Hoisington Management's 2023 First Quarter Review by Lacy Hunt is another gem.
Please consider the 2023 First Quarter Review by Lacy Hunt, emphasis mine.
[Fed forward guidance] was heavily used in the Pandemic, and quite possibly may ultimately prove to be very costly on both the micro and macro level. As of late 2021, the Fed was unequivocally advising that policy would be loose for longer, a tactic that undoubtedly led to overly aggressive risk taking by the bank, shadow bank, corporate and household sectors. The Fed’s forward guidance of late 2021 proved highly inaccurate.
Even more explicitly than Fisher, Charles Kindleberger wrote “Speculative manias gather speed through expansion of money and credit or perhaps, in some cases, get started because of an initial expansion of money and credit.” To paraphrase Kindleberger money and credit excesses lead to “manias, panics and crashes,” which is also the title of his famous 1978 book in which the above quote is found.
Another major breakthrough can be found in “Loose Monetary Policy and Financial Instability” Federal Reserve Bank of San Francisco, February 2023 by Maximilian Grimm, Òscar Jordà, Moritz Schularick, and Alan M. Taylor (referred to as GJST).
GJST provide strong empirical documentation that the posture of monetary policy affects the stability of the financial system. To quote the authors, “a loose stance over an extended period of time leads to increased financial fragility several years down the line.”
From one financial cycle to the next, the conditions described by GJST could bring a new array of policy actions but, in so doing, the Fed could eventually destabilize the economy even more than in the prior financial cycle
Outlook
The risk of a recession continues to rise, even though the economy grew in the first quarter. The Fed has neutralized the inflationary impact of the fastest modern era money growth in 2020-2021. Other deposit liabilities (ODL), in real terms, have registered a double-digit decline in the 12 months ended March, with the 24-month change at a negative 5%. Over the past 12 months, real bank credit had declined even before the recent, and highly visible, bank failures and is now unchanged for the past 24 months. Although monthly data is not available before World War II, the latest 12 month decline in M2 is undoubtedly the sharpest since 1934.
Two considerations suggest that the rise in velocity in 2022, and the first quarter of this year, which has thus far interfered with the Fed’s efforts to contain inflation, will reverse. By formula and statistical estimation, velocity lags the business cycle. Since V equals GDP (a coincident variable) divided by money (a leading variable), V must definitionally lag. Econometrically, velocity is determined by the marginal revenue product of debt and the loan to deposit (L/D) ratio, both of which are lagging indicators. The econometrics would be highly questionable if V were determined by leading indicators.

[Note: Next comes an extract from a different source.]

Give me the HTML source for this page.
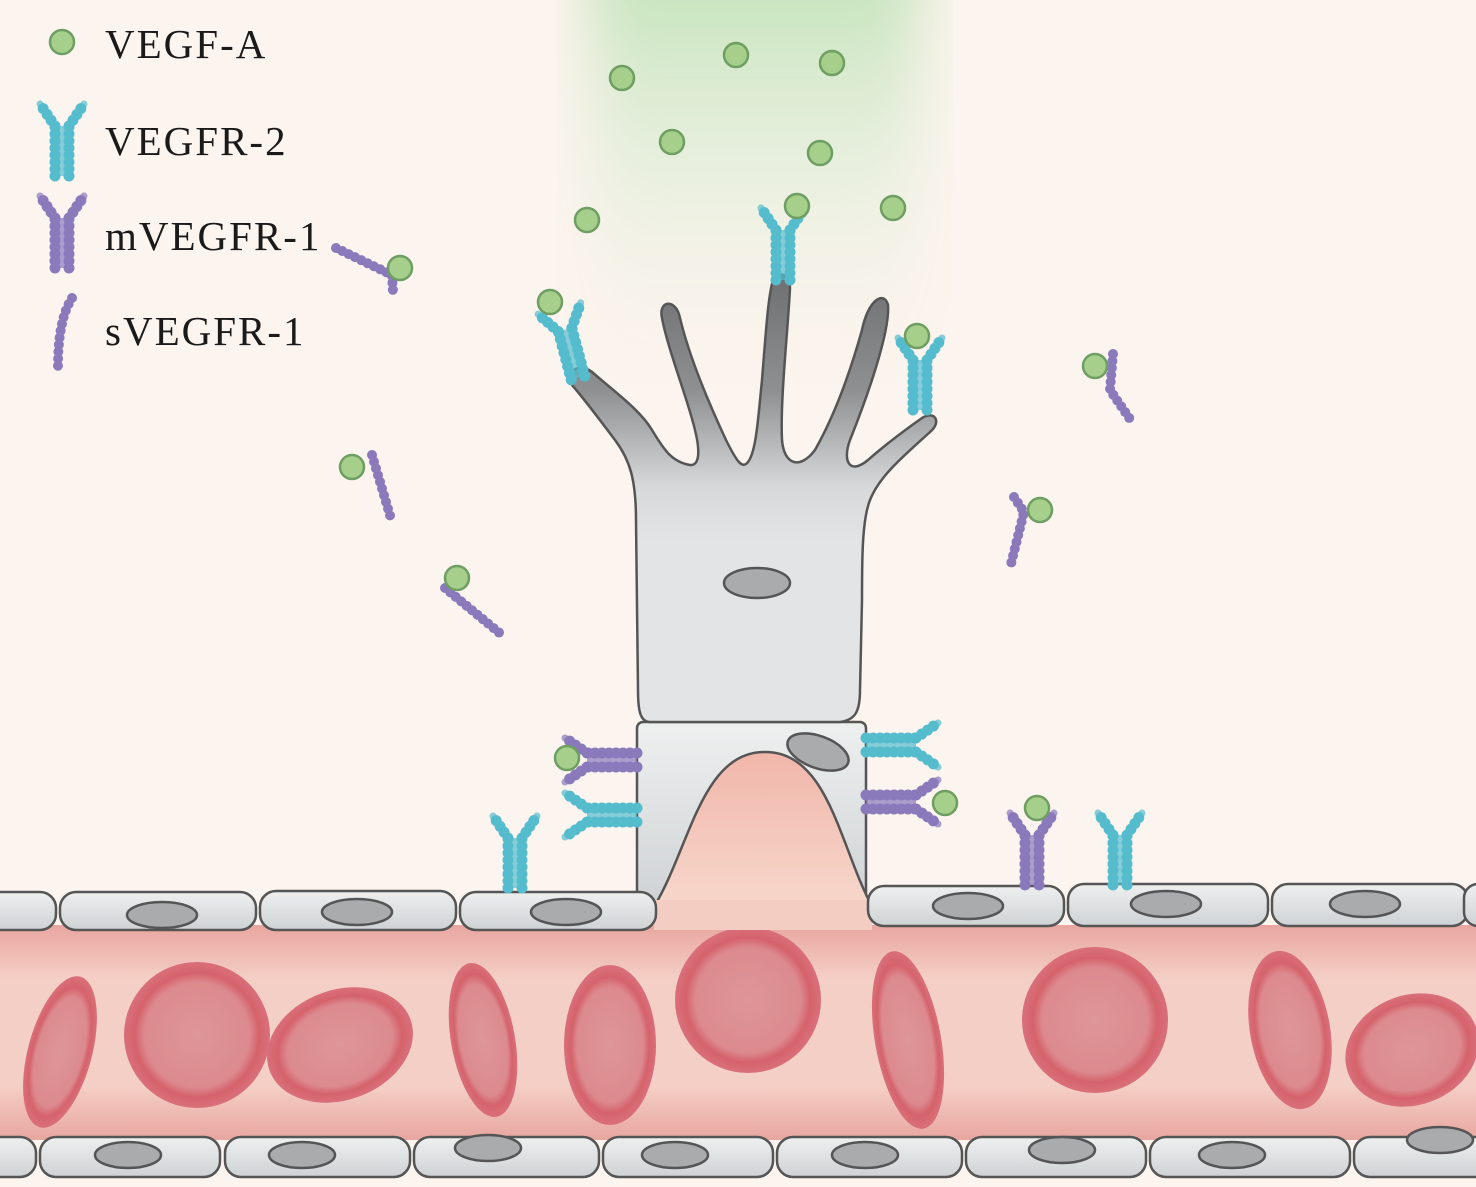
<!DOCTYPE html>
<html><head><meta charset="utf-8"><style>
html,body{margin:0;padding:0;background:#fcf4ee;}
svg{display:block}
text{font-family:"Liberation Serif",serif;font-size:41px;fill:#1a1a1a;letter-spacing:2px}
</style></head><body>
<svg width="1476" height="1187" viewBox="0 0 1476 1187" xmlns="http://www.w3.org/2000/svg">
<defs>
<linearGradient id="gcol" x1="0" y1="0" x2="0" y2="1">
<stop offset="0" stop-color="#b5deac" stop-opacity="0.9"/>
<stop offset="0.5" stop-color="#d8ecd2" stop-opacity="0.5"/>
<stop offset="1" stop-color="#fcf4ee" stop-opacity="0"/>
</linearGradient>
<filter id="blur"><feGaussianBlur stdDeviation="30"/></filter>
<linearGradient id="lumen" x1="0" y1="0" x2="0" y2="1">
<stop offset="0" stop-color="#e8a6a0"/>
<stop offset="0.25" stop-color="#f4cfc5"/>
<stop offset="0.75" stop-color="#f4cfc5"/>
<stop offset="1" stop-color="#e8a6a0"/>
</linearGradient>
<linearGradient id="dome" x1="0" y1="0" x2="0" y2="1">
<stop offset="0" stop-color="#f1b6aa"/>
<stop offset="1" stop-color="#f7d8cc"/>
</linearGradient>
<linearGradient id="tip" x1="0" y1="270" x2="0" y2="540" gradientUnits="userSpaceOnUse">
<stop offset="0" stop-color="#6c6e70"/>
<stop offset="0.45" stop-color="#8e9092"/>
<stop offset="0.8" stop-color="#d6d8d9"/>
<stop offset="1" stop-color="#e2e4e5"/>
</linearGradient>
<linearGradient id="cellg" x1="0" y1="0" x2="0" y2="1">
<stop offset="0" stop-color="#eef0f0"/>
<stop offset="1" stop-color="#cfd2d4"/>
</linearGradient>
<radialGradient id="rbc" cx="0.5" cy="0.5" r="0.5">
<stop offset="0" stop-color="#de9698"/>
<stop offset="0.72" stop-color="#dc8a8e"/>
<stop offset="0.85" stop-color="#d5626c"/>
<stop offset="1" stop-color="#d9707a"/>
</radialGradient>
<g id="y2">
<path d="M-7 0 L-7 -50 M7 0 L7 -50 M-7 -50 L-22 -72 M7 -50 L22 -72" stroke="#55bccd" stroke-width="11" stroke-linecap="round" stroke-dasharray="0 7" fill="none"/>
<path d="M-7 0 L-7 -50 M7 0 L7 -50 M-7 -50 L-22 -72 M7 -50 L22 -72" stroke="#55bccd" stroke-width="7" stroke-linecap="round" fill="none" opacity="0.7"/>
<rect x="-7" y="-50" width="14" height="50" fill="#55bccd" opacity="0.7"/>
</g>
<g id="y1">
<path d="M-7 0 L-7 -50 M7 0 L7 -50 M-7 -50 L-22 -72 M7 -50 L22 -72" stroke="#8a79bb" stroke-width="11" stroke-linecap="round" stroke-dasharray="0 7" fill="none"/>
<path d="M-7 0 L-7 -50 M7 0 L7 -50 M-7 -50 L-22 -72 M7 -50 L22 -72" stroke="#8a79bb" stroke-width="7" stroke-linecap="round" fill="none" opacity="0.7"/>
<rect x="-7" y="-50" width="14" height="50" fill="#8a79bb" opacity="0.7"/>
</g>
<circle id="vg" r="12" fill="#a6cf8c" stroke="#6e9e62" stroke-width="2.5"/>
</defs>

<rect width="1476" height="1187" fill="#fcf4ee"/>
<rect x="590" y="-60" width="330" height="480" fill="url(#gcol)" filter="url(#blur)"/>

<!-- legend -->
<use href="#vg" x="62" y="42"/>
<text x="105" y="58">VEGF-A</text>
<use href="#y2" transform="translate(62,176)"/>
<text x="105" y="155">VEGFR-2</text>
<use href="#y1" transform="translate(62,268)"/>
<text x="105" y="250">mVEGFR-1</text>
<path d="M72 298 Q58 320 58 366" stroke="#8a79bb" stroke-width="10" stroke-linecap="round" stroke-dasharray="0 7" fill="none"/>
<text x="105" y="345">sVEGFR-1</text>

<!-- free VEGF -->
<use href="#vg" x="622" y="78"/><use href="#vg" x="736" y="55"/><use href="#vg" x="832" y="63"/>
<use href="#vg" x="672" y="142"/><use href="#vg" x="820" y="153"/><use href="#vg" x="587" y="220"/><use href="#vg" x="893" y="208"/>

<!-- sVEGFR-1 complexes -->
<g stroke="#8a79bb" stroke-width="10" stroke-linecap="round" stroke-dasharray="0 7" fill="none">
<path d="M336 248 L392 275 L393 292"/>
<path d="M372 455 L392 522"/>
<path d="M445 588 L502 635"/>
<path d="M1113 354 L1110 390 L1132 422"/>
<path d="M1014 497 L1024 512 L1010 568"/>
</g>
<use href="#vg" x="400" y="268"/><use href="#vg" x="352" y="467"/><use href="#vg" x="457" y="578"/>
<use href="#vg" x="1095" y="366"/><use href="#vg" x="1040" y="510"/>

<!-- vessel lumen -->
<rect x="0" y="925" width="1476" height="215" fill="url(#lumen)"/>

<!-- RBCs -->
<g fill="url(#rbc)">
<ellipse cx="60" cy="1052" rx="32" ry="78" transform="rotate(15 60 1052)"/>
<circle cx="197" cy="1035" r="73"/>
<ellipse cx="340" cy="1045" rx="75" ry="55" transform="rotate(-20 340 1045)"/>
<ellipse cx="483" cy="1040" rx="32" ry="78" transform="rotate(-10 483 1040)"/>
<ellipse cx="610" cy="1045" rx="46" ry="80"/>
<circle cx="748" cy="1000" r="73"/>
<ellipse cx="908" cy="1040" rx="33" ry="90" transform="rotate(-10 908 1040)"/>
<circle cx="1095" cy="1020" r="73"/>
<ellipse cx="1290" cy="1030" rx="40" ry="80" transform="rotate(-10 1290 1030)"/>
<ellipse cx="1412" cy="1050" rx="68" ry="55" transform="rotate(-20 1412 1050)"/>
</g>

<!-- stalk cell -->
<rect x="637" y="722" width="229" height="185" rx="6" fill="url(#cellg)" stroke="#555" stroke-width="2.5"/>
<path d="M652 910 C690 850 700 752 765 752 C830 752 840 850 874 910 Z" fill="url(#dome)" stroke="#555" stroke-width="2.5"/>
<rect x="654" y="900" width="218" height="30" fill="#f3cdc2"/>
<ellipse cx="818" cy="752" rx="32" ry="16" transform="rotate(20 818 752)" fill="#a9abad" stroke="#555" stroke-width="2.5"/>

<!-- tip cell -->
<path d="M650 722 C640 722 638 710 638 690 L636 520 C636 480 630 460 615 440 C600 420 585 400 572 385 C562 372 580 362 592 372 C615 392 640 410 652 430 C664 450 672 462 690 465 C700 466 700 450 695 430 C688 400 668 350 662 318 C658 300 676 298 680 318 C690 360 712 410 726 440 C736 460 742 470 748 462 C756 452 758 420 762 380 C766 330 768 300 772 284 C776 270 790 272 790 288 C788 330 780 400 782 440 C784 465 800 470 815 450 C832 420 848 380 862 330 C868 300 884 290 888 305 C890 330 870 390 850 440 C842 462 850 475 868 460 C885 445 905 430 922 418 C935 410 942 422 930 432 C905 455 880 475 870 500 C862 520 862 560 862 600 L860 690 C860 712 855 720 840 722 Z" fill="url(#tip)" stroke="#555" stroke-width="2.5"/>
<ellipse cx="757" cy="583" rx="33" ry="15" fill="#a9abad" stroke="#555" stroke-width="2.5"/>

<!-- endothelial top cells -->
<g fill="url(#cellg)" stroke="#555" stroke-width="2.5">
<rect x="-20" y="892" width="76" height="38" rx="16"/>
<rect x="60" y="892" width="196" height="38" rx="16"/>
<rect x="260" y="891" width="196" height="39" rx="16"/>
<rect x="460" y="892" width="196" height="38" rx="16"/>
<rect x="868" y="886" width="196" height="40" rx="16"/>
<rect x="1068" y="884" width="200" height="42" rx="16"/>
<rect x="1272" y="884" width="196" height="42" rx="16"/>
<rect x="1464" y="884" width="40" height="42" rx="14"/>
</g>
<g fill="#a9abad" stroke="#555" stroke-width="2.5">
<ellipse cx="162" cy="915" rx="35" ry="13"/><ellipse cx="357" cy="912" rx="35" ry="13"/>
<ellipse cx="566" cy="912" rx="35" ry="13"/><ellipse cx="968" cy="906" rx="35" ry="13"/>
<ellipse cx="1166" cy="904" rx="35" ry="13"/><ellipse cx="1365" cy="904" rx="35" ry="13"/>
</g>

<!-- bottom cells -->
<g fill="url(#cellg)" stroke="#555" stroke-width="2.5">
<rect x="-20" y="1137" width="56" height="40" rx="16"/>
<rect x="40" y="1137" width="180" height="40" rx="16"/>
<rect x="225" y="1137" width="185" height="40" rx="16"/>
<rect x="414" y="1137" width="185" height="40" rx="16"/>
<rect x="603" y="1137" width="170" height="40" rx="16"/>
<rect x="777" y="1137" width="185" height="40" rx="16"/>
<rect x="966" y="1137" width="180" height="40" rx="16"/>
<rect x="1150" y="1137" width="200" height="40" rx="16"/>
<rect x="1354" y="1137" width="140" height="40" rx="16"/>
</g>
<g fill="#a9abad" stroke="#555" stroke-width="2.5">
<ellipse cx="128" cy="1155" rx="33" ry="13"/><ellipse cx="302" cy="1155" rx="33" ry="13"/>
<ellipse cx="488" cy="1148" rx="33" ry="13"/><ellipse cx="675" cy="1155" rx="33" ry="13"/>
<ellipse cx="865" cy="1155" rx="33" ry="13"/><ellipse cx="1062" cy="1150" rx="33" ry="13"/>
<ellipse cx="1232" cy="1155" rx="33" ry="13"/><ellipse cx="1440" cy="1140" rx="33" ry="13"/>
</g>

<!-- membrane receptors -->
<use href="#y2" transform="translate(515,888)"/>
<use href="#y2" transform="translate(1120,885)"/>
<use href="#y1" transform="translate(1032,885)"/>
<use href="#vg" x="1037" y="808"/>
<use href="#y1" transform="translate(637,760) rotate(-90)"/>
<use href="#vg" x="567" y="758"/>
<use href="#y2" transform="translate(637,815) rotate(-90)"/>
<use href="#y2" transform="translate(866,745) rotate(90)"/>
<use href="#y1" transform="translate(866,802) rotate(90)"/>
<use href="#vg" x="945" y="803"/>
<use href="#y2" transform="translate(578,378) rotate(-15)"/>
<use href="#vg" x="550" y="302"/>
<use href="#y2" transform="translate(783,280)"/>
<use href="#vg" x="797" y="206"/>
<use href="#y2" transform="translate(920,410)"/>
<use href="#vg" x="917" y="336"/>
</svg>
</body></html>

Accordingly, with low or declining economic activity, the inflation rate will continue to recede. Further progress will be made in terms of moving consumer inflation into the Fed's target zone in 2024. Therefore, with the historical pattern of the financial, GDP and price/ labor cycles proceeding on its well documented path, this year’s decline in long-term Treasury bond yields is expected to continue.